== TO BE DONE ==
Reproduce the listing below exactly, beginning with its first line and ending with the line that holds "5.37, 5.38, 5.39, 5.39]"; pictures are not part of the copy.

== SUPPLIED DATA ==
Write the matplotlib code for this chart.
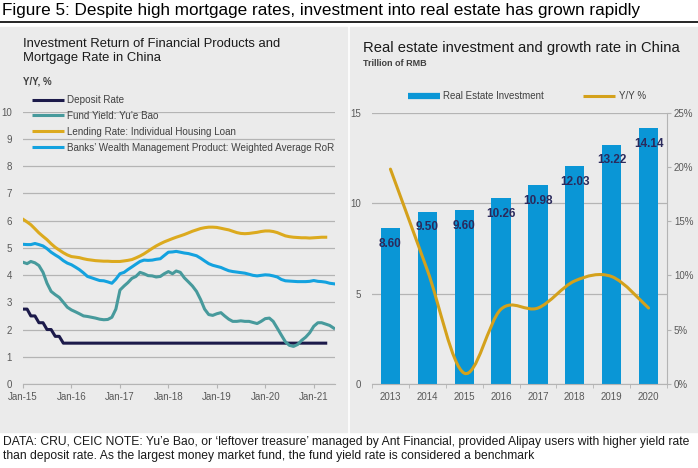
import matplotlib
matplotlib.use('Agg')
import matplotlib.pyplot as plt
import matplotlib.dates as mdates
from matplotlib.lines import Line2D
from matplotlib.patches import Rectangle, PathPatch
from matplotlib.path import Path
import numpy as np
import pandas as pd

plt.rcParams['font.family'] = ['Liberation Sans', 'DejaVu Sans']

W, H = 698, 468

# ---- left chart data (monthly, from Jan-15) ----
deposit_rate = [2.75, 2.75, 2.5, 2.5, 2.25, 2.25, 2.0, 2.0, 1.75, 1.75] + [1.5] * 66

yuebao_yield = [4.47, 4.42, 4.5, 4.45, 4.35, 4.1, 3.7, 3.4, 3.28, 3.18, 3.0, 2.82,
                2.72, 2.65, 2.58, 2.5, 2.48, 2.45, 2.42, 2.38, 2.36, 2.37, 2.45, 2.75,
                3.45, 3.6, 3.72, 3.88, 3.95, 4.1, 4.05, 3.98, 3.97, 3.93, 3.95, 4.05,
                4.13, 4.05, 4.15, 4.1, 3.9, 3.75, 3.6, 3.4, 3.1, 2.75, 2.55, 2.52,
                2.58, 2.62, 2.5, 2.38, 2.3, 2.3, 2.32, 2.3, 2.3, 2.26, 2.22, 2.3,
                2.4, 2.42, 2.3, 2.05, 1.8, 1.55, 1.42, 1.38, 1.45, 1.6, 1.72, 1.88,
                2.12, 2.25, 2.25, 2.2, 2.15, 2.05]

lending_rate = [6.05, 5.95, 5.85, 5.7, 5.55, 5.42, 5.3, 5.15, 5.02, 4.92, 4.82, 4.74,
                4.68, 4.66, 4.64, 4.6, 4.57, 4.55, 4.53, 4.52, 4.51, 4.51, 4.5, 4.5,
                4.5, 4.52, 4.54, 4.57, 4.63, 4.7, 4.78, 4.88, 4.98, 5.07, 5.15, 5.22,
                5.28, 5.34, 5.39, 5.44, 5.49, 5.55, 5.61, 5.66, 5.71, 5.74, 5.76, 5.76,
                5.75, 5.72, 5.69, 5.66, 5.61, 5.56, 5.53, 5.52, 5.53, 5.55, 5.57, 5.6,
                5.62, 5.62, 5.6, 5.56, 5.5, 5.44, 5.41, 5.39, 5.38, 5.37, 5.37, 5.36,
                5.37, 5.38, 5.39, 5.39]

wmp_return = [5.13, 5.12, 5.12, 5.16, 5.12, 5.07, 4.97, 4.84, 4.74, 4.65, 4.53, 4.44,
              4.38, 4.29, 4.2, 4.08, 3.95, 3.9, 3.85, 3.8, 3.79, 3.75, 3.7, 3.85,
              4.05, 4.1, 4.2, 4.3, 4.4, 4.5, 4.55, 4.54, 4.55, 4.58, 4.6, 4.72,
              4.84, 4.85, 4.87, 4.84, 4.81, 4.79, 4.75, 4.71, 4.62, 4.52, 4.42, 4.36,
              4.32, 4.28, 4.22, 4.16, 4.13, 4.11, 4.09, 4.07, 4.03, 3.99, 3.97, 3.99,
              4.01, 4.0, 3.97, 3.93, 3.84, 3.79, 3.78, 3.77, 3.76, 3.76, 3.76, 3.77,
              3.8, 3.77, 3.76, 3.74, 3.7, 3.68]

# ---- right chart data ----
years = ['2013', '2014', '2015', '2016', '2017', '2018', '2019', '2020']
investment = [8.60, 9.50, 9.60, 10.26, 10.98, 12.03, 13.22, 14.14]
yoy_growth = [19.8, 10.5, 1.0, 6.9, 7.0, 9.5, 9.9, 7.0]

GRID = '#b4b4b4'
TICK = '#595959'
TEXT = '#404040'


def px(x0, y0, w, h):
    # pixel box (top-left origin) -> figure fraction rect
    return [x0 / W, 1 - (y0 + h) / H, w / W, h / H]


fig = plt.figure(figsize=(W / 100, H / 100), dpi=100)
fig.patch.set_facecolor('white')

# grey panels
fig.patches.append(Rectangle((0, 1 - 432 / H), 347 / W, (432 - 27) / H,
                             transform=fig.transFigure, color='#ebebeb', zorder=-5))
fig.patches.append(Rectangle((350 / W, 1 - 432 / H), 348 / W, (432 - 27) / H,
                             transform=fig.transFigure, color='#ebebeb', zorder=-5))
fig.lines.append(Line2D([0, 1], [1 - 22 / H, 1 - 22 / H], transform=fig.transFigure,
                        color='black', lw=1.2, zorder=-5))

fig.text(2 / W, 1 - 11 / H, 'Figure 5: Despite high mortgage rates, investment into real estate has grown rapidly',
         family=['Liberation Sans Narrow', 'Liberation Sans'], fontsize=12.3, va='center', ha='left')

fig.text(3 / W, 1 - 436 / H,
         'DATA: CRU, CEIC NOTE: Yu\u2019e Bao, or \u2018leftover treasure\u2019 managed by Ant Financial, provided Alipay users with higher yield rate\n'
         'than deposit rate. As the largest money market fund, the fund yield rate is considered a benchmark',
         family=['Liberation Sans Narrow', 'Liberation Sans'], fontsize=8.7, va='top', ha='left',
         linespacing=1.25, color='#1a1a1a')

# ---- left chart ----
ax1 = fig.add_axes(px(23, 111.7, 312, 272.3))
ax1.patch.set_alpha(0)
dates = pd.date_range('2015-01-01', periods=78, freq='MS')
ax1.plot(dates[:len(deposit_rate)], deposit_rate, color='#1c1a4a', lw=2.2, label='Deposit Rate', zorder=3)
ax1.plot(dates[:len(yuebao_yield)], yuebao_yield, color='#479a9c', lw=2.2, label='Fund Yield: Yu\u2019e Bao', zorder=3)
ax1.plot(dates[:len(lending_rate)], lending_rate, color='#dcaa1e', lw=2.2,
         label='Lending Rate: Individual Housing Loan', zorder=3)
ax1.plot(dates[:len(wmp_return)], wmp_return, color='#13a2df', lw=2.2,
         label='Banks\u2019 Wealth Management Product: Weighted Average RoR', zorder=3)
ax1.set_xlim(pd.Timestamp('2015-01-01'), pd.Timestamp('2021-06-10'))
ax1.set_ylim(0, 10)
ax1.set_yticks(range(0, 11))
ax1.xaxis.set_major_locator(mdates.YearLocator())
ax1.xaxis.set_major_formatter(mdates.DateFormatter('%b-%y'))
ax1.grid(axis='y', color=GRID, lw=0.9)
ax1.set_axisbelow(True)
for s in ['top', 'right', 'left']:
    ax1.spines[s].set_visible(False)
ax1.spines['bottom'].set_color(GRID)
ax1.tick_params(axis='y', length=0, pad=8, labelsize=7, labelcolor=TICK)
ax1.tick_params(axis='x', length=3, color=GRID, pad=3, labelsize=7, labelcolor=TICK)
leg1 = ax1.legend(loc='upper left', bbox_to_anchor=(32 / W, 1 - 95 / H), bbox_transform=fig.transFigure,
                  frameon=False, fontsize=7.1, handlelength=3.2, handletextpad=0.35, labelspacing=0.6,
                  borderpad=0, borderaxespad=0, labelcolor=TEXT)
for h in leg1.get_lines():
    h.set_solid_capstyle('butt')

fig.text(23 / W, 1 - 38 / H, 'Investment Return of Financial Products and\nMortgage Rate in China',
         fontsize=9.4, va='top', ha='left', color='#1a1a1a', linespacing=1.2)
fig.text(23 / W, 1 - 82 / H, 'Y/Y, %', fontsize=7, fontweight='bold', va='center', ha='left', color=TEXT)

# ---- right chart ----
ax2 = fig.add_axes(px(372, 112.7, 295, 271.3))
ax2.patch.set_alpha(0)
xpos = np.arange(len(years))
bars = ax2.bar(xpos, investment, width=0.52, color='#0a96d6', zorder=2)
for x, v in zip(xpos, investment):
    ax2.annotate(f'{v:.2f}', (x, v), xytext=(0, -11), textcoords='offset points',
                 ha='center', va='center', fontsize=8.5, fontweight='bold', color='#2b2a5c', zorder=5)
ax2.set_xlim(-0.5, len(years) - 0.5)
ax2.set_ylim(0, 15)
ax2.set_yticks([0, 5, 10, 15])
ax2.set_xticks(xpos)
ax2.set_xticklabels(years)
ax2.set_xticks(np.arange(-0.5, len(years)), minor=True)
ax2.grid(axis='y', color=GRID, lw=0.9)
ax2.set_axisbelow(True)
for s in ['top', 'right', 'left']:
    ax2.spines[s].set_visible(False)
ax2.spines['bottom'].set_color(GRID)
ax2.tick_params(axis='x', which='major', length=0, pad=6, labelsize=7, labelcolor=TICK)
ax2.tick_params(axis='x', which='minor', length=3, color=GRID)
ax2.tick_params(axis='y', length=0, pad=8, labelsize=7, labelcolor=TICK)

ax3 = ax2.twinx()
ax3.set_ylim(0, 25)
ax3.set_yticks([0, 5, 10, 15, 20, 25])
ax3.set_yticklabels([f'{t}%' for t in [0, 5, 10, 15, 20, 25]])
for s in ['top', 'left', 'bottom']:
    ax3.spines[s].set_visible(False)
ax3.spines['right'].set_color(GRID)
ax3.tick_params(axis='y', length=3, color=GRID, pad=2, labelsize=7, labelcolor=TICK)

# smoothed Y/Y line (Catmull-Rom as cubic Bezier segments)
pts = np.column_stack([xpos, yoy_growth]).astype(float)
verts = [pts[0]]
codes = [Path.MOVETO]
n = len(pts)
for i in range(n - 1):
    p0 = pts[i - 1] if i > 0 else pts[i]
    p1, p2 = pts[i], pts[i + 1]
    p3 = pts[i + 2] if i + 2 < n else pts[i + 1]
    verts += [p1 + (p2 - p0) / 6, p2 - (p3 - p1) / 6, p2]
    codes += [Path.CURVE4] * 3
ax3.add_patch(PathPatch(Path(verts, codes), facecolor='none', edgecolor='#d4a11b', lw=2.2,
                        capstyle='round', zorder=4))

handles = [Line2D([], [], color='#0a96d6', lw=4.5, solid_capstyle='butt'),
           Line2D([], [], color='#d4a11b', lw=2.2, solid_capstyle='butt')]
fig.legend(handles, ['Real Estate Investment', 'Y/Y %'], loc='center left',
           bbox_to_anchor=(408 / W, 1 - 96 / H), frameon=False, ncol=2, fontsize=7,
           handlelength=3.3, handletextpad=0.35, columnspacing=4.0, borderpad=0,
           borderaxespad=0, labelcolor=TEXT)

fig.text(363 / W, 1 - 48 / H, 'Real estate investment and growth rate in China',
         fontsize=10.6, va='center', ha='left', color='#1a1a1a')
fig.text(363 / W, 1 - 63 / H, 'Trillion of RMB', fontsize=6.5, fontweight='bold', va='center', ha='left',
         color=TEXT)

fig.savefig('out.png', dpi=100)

== SOLUTION TO THE EXERCISE ==
Write the matplotlib code for this chart.
import matplotlib
matplotlib.use('Agg')
import matplotlib.pyplot as plt
import matplotlib.dates as mdates
from matplotlib.lines import Line2D
from matplotlib.patches import Rectangle, PathPatch
from matplotlib.path import Path
import numpy as np
import pandas as pd

plt.rcParams['font.family'] = ['Liberation Sans', 'DejaVu Sans']

W, H = 698, 468

# ---- left chart data (monthly, from Jan-15) ----
deposit_rate = [2.75, 2.75, 2.5, 2.5, 2.25, 2.25, 2.0, 2.0, 1.75, 1.75] + [1.5] * 66

yuebao_yield = [4.47, 4.42, 4.5, 4.45, 4.35, 4.1, 3.7, 3.4, 3.28, 3.18, 3.0, 2.82,
                2.72, 2.65, 2.58, 2.5, 2.48, 2.45, 2.42, 2.38, 2.36, 2.37, 2.45, 2.75,
                3.45, 3.6, 3.72, 3.88, 3.95, 4.1, 4.05, 3.98, 3.97, 3.93, 3.95, 4.05,
                4.13, 4.05, 4.15, 4.1, 3.9, 3.75, 3.6, 3.4, 3.1, 2.75, 2.55, 2.52,
                2.58, 2.62, 2.5, 2.38, 2.3, 2.3, 2.32, 2.3, 2.3, 2.26, 2.22, 2.3,
                2.4, 2.42, 2.3, 2.05, 1.8, 1.55, 1.42, 1.38, 1.45, 1.6, 1.72, 1.88,
                2.12, 2.25, 2.25, 2.2, 2.15, 2.05]

lending_rate = [6.05, 5.95, 5.85, 5.7, 5.55, 5.42, 5.3, 5.15, 5.02, 4.92, 4.82, 4.74,
                4.68, 4.66, 4.64, 4.6, 4.57, 4.55, 4.53, 4.52, 4.51, 4.51, 4.5, 4.5,
                4.5, 4.52, 4.54, 4.57, 4.63, 4.7, 4.78, 4.88, 4.98, 5.07, 5.15, 5.22,
                5.28, 5.34, 5.39, 5.44, 5.49, 5.55, 5.61, 5.66, 5.71, 5.74, 5.76, 5.76,
                5.75, 5.72, 5.69, 5.66, 5.61, 5.56, 5.53, 5.52, 5.53, 5.55, 5.57, 5.6,
                5.62, 5.62, 5.6, 5.56, 5.5, 5.44, 5.41, 5.39, 5.38, 5.37, 5.37, 5.36,
                5.37, 5.38, 5.39, 5.39]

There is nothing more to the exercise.